= Geoffrey II of Briel =

Geoffrey II of Briel or Geoffrey of Briel the Younger, was a French knight and the cousin or nephew of Geoffrey I of Briel, Baron of Karytaina in the Principality of Achaea, in Frankish Greece.
==Biography==
Geoffrey I of Briel died in 1275, and in 1279, Geoffrey the Younger came to Greece and tried, unsuccessfully, to claim the barony, which in the meantime had reverted to the princely domain due to Geoffrey the Elder's lack of direct male heirs.

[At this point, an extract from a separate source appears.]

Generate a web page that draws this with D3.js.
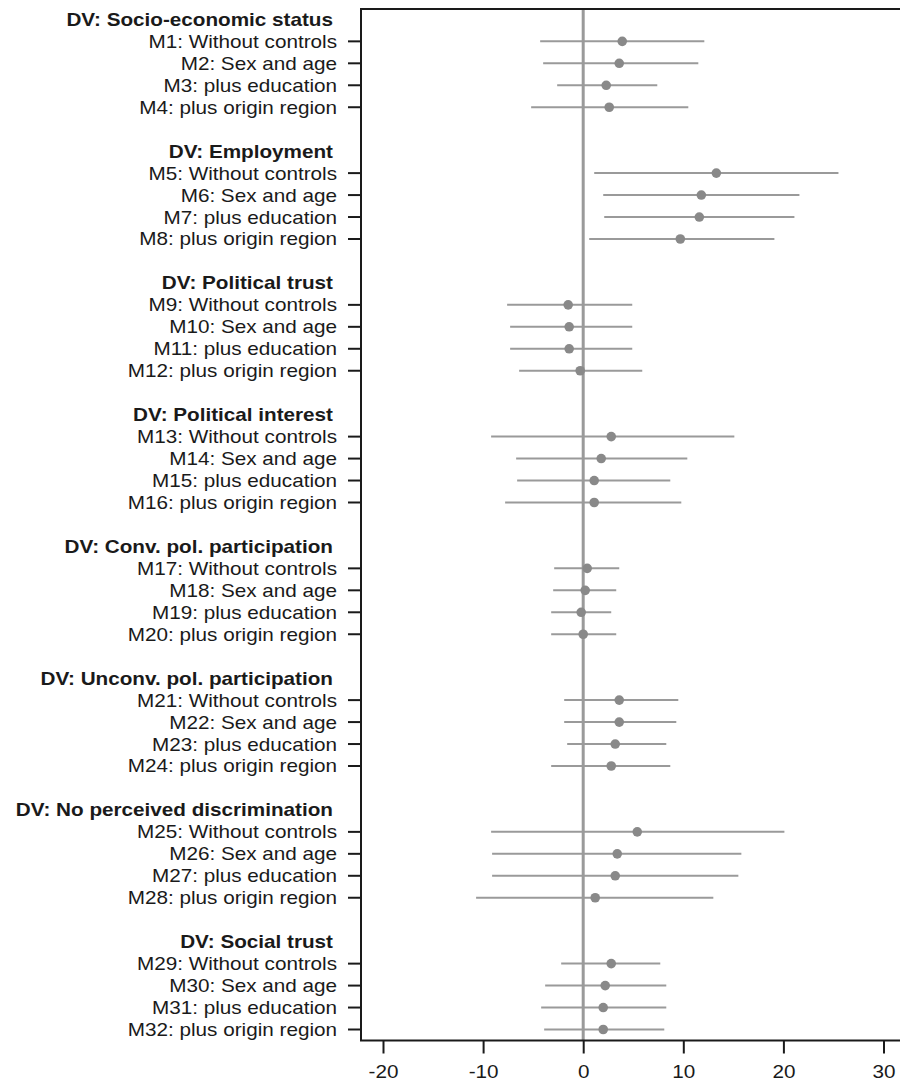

The 19th-century historian Karl Hopf erroneously placed Geoffrey's arrival in Greece in 1287, but the passage of Geoffrey from Italy to Greece in January 1279 is documented in the archives of the Kingdom of Naples. Undeterred, Geoffrey resolved to take part of his inheritance by force, if need be: he went to the Araklovon Castle, gained admittance by pretending to be ill, and immediately let in his armed companions (reportedly four equerries and a few local Greeks) and made himself master of the fortress. The Achaean troops quickly invested the fortress and besieged it, but Geoffrey had already called upon the Byzantine governor of Mystras for aid. The latter did indeed send troops to his assistance, but they were stopped at the borders of Skorta by the Frankish "Captain of Skorta", Simon of Vidoigne. In the end, Geoffrey was forced to capitulate and was accorded the small fief of Moraina.

Soon after his arrival and enfeoffment, in 1279 or 1280, he married Margaret, Lady of Lisarea, with whom he had a daughter, Helen, who wed Vilain II of Aulnay, Baron of Arcadia.